Our principal goal is to determine how thermal expansion along different crystallographic axes is affected by chemical composition. Additionally, this study reveals decomposition temperatures under oxidizing conditions for the various compositions studied. Here we report (1) X-ray powder diffraction data for zone-free, near-end-member tourmaline samples and (2) preliminary conclusions on the manner in which tourmaline chemistry affects thermal expansion for individual crystallographic axes as well as volume.

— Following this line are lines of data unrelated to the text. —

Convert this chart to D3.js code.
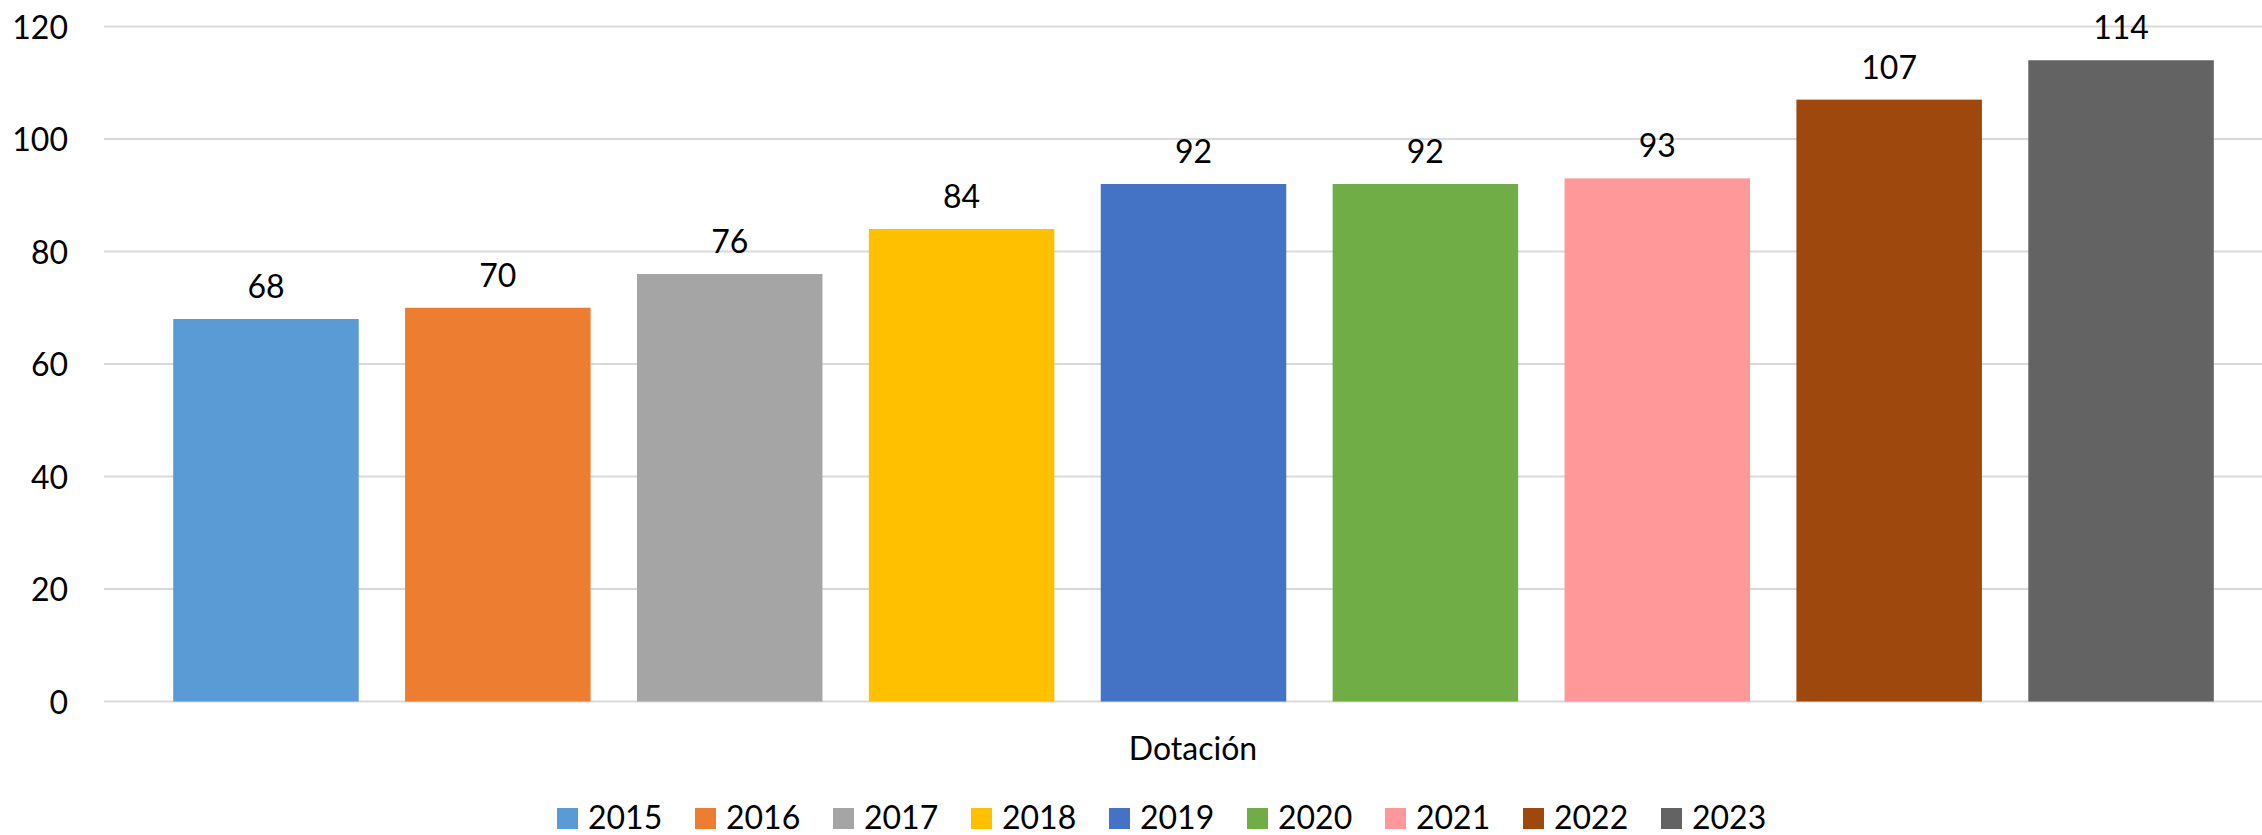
<!DOCTYPE html>
<html>
<head>
<meta charset="utf-8">
<script src="https://cdn.jsdelivr.net/npm/d3@7"></script>
<style>
  body { margin: 0; background: #fff; }
  svg text { font-family: Lato, "Open Sans", sans-serif; fill: #000; }
</style>
</head>
<body>
<div id="chart"></div>
<script>
// data
var years = ["2015", "2016", "2017", "2018", "2019", "2020", "2021", "2022", "2023"];
var values = [68, 70, 76, 84, 92, 92, 93, 107, 114];
var colors = ["#5B9BD5", "#ED7D31", "#A5A5A5", "#FFC000", "#4472C4", "#70AD47", "#FF9999", "#9E480E", "#636363"];
var yTicks = [0, 20, 40, 60, 80, 100, 120];
var category = "Dotación";

var width = 2262,
    height = 835;

var svg = d3.select("#chart").append("svg")
    .attr("width", width)
    .attr("height", height);

var y = d3.scaleLinear()
    .domain([0, 120])
    .range([701.5, 26.5]);

var x = d3.scaleBand()
    .domain(years)
    .range([150, 2237])
    .paddingInner(0.2)
    .paddingOuter(0.1);

// gridlines
svg.append("g")
    .selectAll("line")
    .data(yTicks)
  .enter().append("line")
    .attr("x1", 104)
    .attr("x2", width)
    .attr("y1", function(d) { return y(d); })
    .attr("y2", function(d) { return y(d); })
    .style("stroke", "#d9d9d9")
    .style("stroke-width", "2px");

// y axis labels
var yAxis = d3.axisLeft(y)
    .tickValues(yTicks)
    .tickSize(0)
    .tickPadding(0);

var axisG = svg.append("g")
    .attr("transform", "translate(68,0)")
    .call(yAxis);
axisG.select(".domain").remove();
axisG.selectAll("text")
    .style("font-size", "32px")
    .attr("dy", "0.36em")
    .attr("fill", "#000");

// bars
svg.append("g")
    .selectAll("rect")
    .data(years)
  .enter().append("rect")
    .attr("x", function(d) { return x(d); })
    .attr("width", x.bandwidth())
    .attr("y", function(d, i) { return y(values[i]); })
    .attr("height", function(d, i) { return y(0) - y(values[i]); })
    .style("fill", function(d, i) { return colors[i]; });

// value labels
svg.append("g")
    .selectAll("text")
    .data(years)
  .enter().append("text")
    .attr("x", function(d) { return x(d) + x.bandwidth() / 2; })
    .attr("y", function(d, i) { return y(values[i]) - 21; })
    .style("text-anchor", "middle")
    .style("font-size", "32px")
    .text(function(d, i) { return values[i]; });

// category label
svg.append("text")
    .attr("x", 1193)
    .attr("y", 760)
    .style("text-anchor", "middle")
    .style("font-size", "32px")
    .text(category);

// legend
var legend = svg.append("g")
    .selectAll("g")
    .data(years)
  .enter().append("g")
    .attr("transform", function(d, i) { return "translate(" + (557 + i * 138) + ",808)"; });

legend.append("rect")
    .attr("width", 21)
    .attr("height", 21)
    .style("fill", function(d, i) { return colors[i]; });

legend.append("text")
    .attr("x", 31)
    .attr("y", 21)
    .style("font-size", "32px")
    .text(function(d) { return d; });
</script>
</body>
</html>
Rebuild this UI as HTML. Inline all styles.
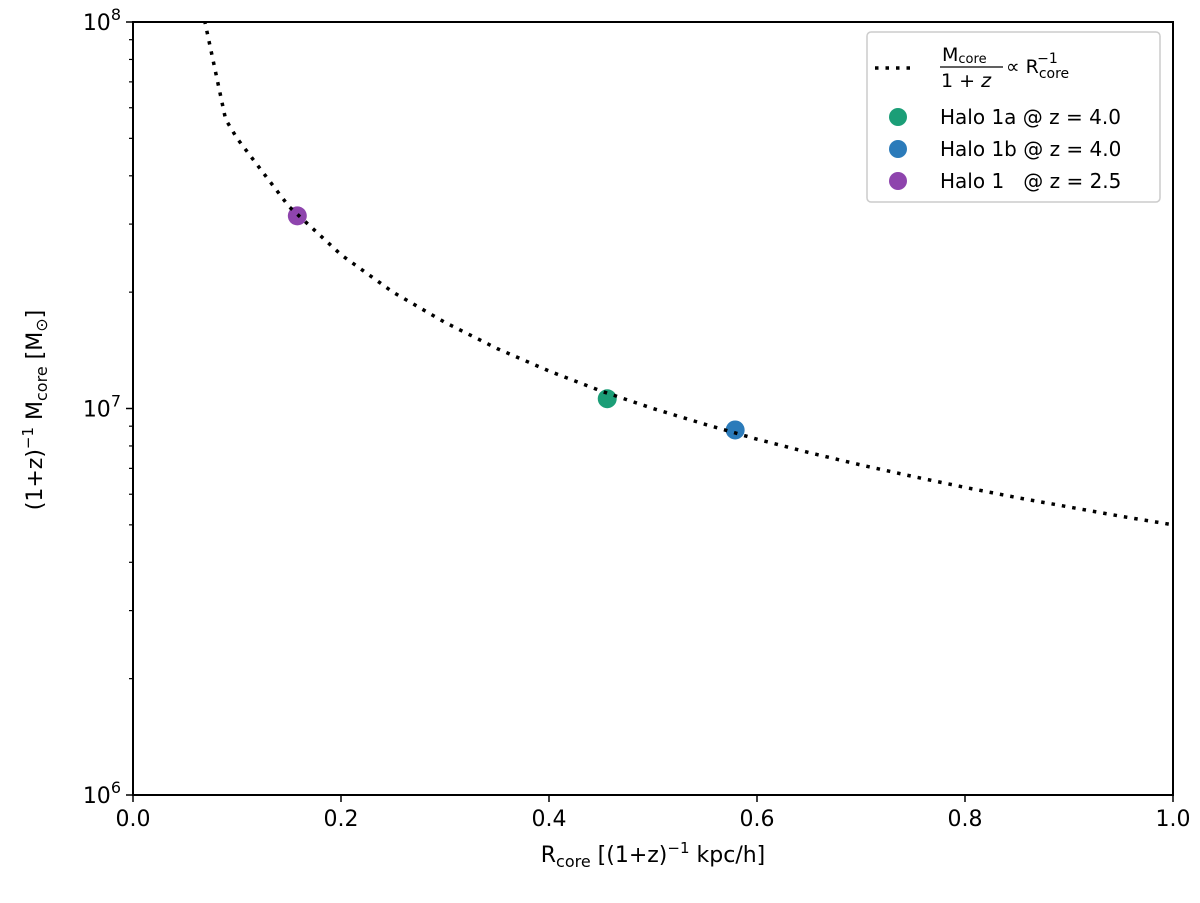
<!DOCTYPE html>
<html><head><meta charset="utf-8"><style>
body{margin:0;background:#fff;font-family:"Liberation Sans","DejaVu Sans",sans-serif}
svg text{font-family:"DejaVu Sans","Liberation Sans",sans-serif}
</style></head><body>
<svg id="chart" width="1200" height="898" viewBox="0 0 1200 898" xmlns="http://www.w3.org/2000/svg">
<defs><clipPath id="clip"><rect x="133" y="22" width="1040" height="773"/></clipPath></defs>
<g id="curve" clip-path="url(#clip)"></g>
<g id="points"></g>
<g id="axes"></g>
<g id="legend">
<rect x="867" y="32" width="293" height="170" rx="4" fill="#fff" stroke="#ccc" stroke-width="1.5"/>
<line x1="875" y1="68" x2="913" y2="68" stroke="#000" stroke-width="3.5" stroke-dasharray="3.5,7"/>
<text x="942" y="61" font-size="19">M<tspan font-size="13" dy="2">core</tspan></text>
<line x1="940" y1="67" x2="1003" y2="67" stroke="#000" stroke-width="1.3"/>
<text x="941" y="87" font-size="19">1 + <tspan font-style="italic">z</tspan></text>
<text x="1006" y="73" font-size="19">∝ R<tspan font-size="14" dy="5">core</tspan><tspan font-size="14" dx="-32" dy="-15">−1</tspan></text>
<circle cx="898" cy="117" r="9" fill="#1b9e77"/>
<text x="940" y="124" font-size="20">Halo 1a @ z = 4.0</text>
<circle cx="898" cy="149" r="9" fill="#2b7bba"/>
<text x="940" y="156" font-size="20">Halo 1b @ z = 4.0</text>
<circle cx="898" cy="181" r="9" fill="#8e44ad"/>
<text x="940" y="188" font-size="20" xml:space="preserve">Halo 1   @ z = 2.5</text>
</g>
<text x="653" y="862" font-size="22" text-anchor="middle">R<tspan font-size="16" dy="5">core</tspan><tspan dy="-5"> [(1+z)</tspan><tspan font-size="15" dy="-9">−1</tspan><tspan dy="9"> kpc/h]</tspan></text>
<text transform="translate(42,410) rotate(-90)" font-size="22" text-anchor="middle">(1+z)<tspan font-size="15" dy="-9">−1</tspan><tspan dy="9"> M</tspan><tspan font-size="16" dy="5">core</tspan><tspan dy="-5"> [M</tspan><tspan font-size="16" dy="5">⊙</tspan><tspan dy="-5">]</tspan></text>
</svg>
<script>
const curveR = [0.05, 0.089, 0.1, 0.15, 0.2, 0.25, 0.3, 0.35, 0.4, 0.45, 0.5, 0.55, 0.6, 0.65, 0.7, 0.75, 0.8, 0.85, 0.9, 0.95, 1.0];
const curveM = [1.75e8, 5.6e7, 5.0e7, 3.33e7, 2.5e7, 2.0e7, 1.67e7, 1.43e7, 1.25e7, 1.11e7, 1.0e7, 9.1e6, 8.33e6, 7.69e6, 7.14e6, 6.67e6, 6.25e6, 5.88e6, 5.56e6, 5.26e6, 5.0e6];
const haloNames = ["halo-1a", "halo-1b", "halo-1"];
const haloR = [0.456, 0.579, 0.158];
const haloM = [1.06e7, 8.8e6, 3.15e7];
const haloColors = ["#1b9e77", "#2b7bba", "#8e44ad"];
const xTicks = [0.0, 0.2, 0.4, 0.6, 0.8, 1.0];
const xTickLabels = ["0.0", "0.2", "0.4", "0.6", "0.8", "1.0"];
const yDecades = [6, 7, 8];

const L=133,R=1173,T=22,B=795;
const sx=v=>L+(v-0)/(1-0)*(R-L);
const sy=m=>B-(Math.log10(m)-6)/2*(B-T);
const NS="http://www.w3.org/2000/svg";
function mk(tag,attrs,parent){const e=document.createElementNS(NS,tag);for(const k in attrs)e.setAttribute(k,attrs[k]);parent.appendChild(e);return e;}

const cg=document.getElementById('curve');
const path=mk('path',{d:curveR.map((r,i)=>(i?'L':'M')+sx(r).toFixed(1)+','+sy(curveM[i]).toFixed(1)).join(''),fill:'none',stroke:'#000','stroke-width':3.5,'stroke-dasharray':'3.5,7'},cg);



const pg=document.getElementById('points');
haloR.forEach((r,i)=>{
  const c=mk('circle',{cx:sx(r),cy:sy(haloM[i]),r:9.5,fill:haloColors[i]},pg);
  
  
});
cg.parentNode.insertBefore(pg,cg);

const ag=document.getElementById('axes');
const frame=mk('rect',{x:L,y:T,width:R-L,height:B-T,fill:'none',stroke:'#000','stroke-width':2},ag);


xTicks.forEach((v,i)=>{
  const x=sx(v);
  mk('line',{x1:x,y1:B,x2:x,y2:B+7,stroke:'#000','stroke-width':1.5},ag);
  const t=mk('text',{x:x,y:B+31,'font-size':22,'text-anchor':'middle'},ag);
  t.textContent=xTickLabels[i];
  
  
});
yDecades.forEach(d=>{
  const y=sy(Math.pow(10,d));
  mk('line',{x1:L-7,y1:y,x2:L,y2:y,stroke:'#000','stroke-width':1.5},ag);
  const t=mk('text',{x:L-12,y:y+8,'font-size':22,'text-anchor':'end'},ag);
  t.innerHTML='10<tspan font-size="16" dy="-10">'+d+'</tspan>';
  
  
  if(d<8){for(let k=2;k<10;k++){const yy=sy(k*Math.pow(10,d));mk('line',{x1:L-4,y1:yy,x2:L,y2:yy,stroke:'#000','stroke-width':1.2},ag);}}
});
</script>
</body></html>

The end-members studied to date are schorl, dravite, elbaite, rossmanite, liddicoatite, uvite, buergerite, olenite and feruvite. X-ray powder diffraction data were collected at Lafayette College between 15° and 80° 2Θ on a PANalytical Empyrean X-ray powder diffractometer equipped with an Anton Paar furnace. Temperature calibrations between 22° to 900 °C were made via reversible polymorphic transformations for several different compounds; these showed a consistent 25°- 30° temperature difference between set and actual temperatures. NIST silicon was used as an internal standard. Peaks were indexed manually based on data in the literature. The software of Holland and Redfern (1997) was utilized for the calculation of unit-cell dimensions.

Data analyses reveal that end-members with high iron (Fe2+) content initiated breakdown between 628°C - 728°C. End-members with hydroxide (OH-) as the dominant anion initiated breakdown between 778°C - 828°C. Schorl with high iron (Fe2+) has a flatter V-T slope and thus expands less than the other specimens analyzed. Currently, we are analyzing the location of Fe2+ in the structure relative to the observed variations of the unit-cell dimensions with temperature. We also shall be making measurements on additional specimens between abstract submission and the NE GSA meeting.

We thank the National Museum of Natural History, George Rossman and Frank Hawthorne for supplying the samples for this work, which was funded by the Earth Sciences Division of the National Science Foundation.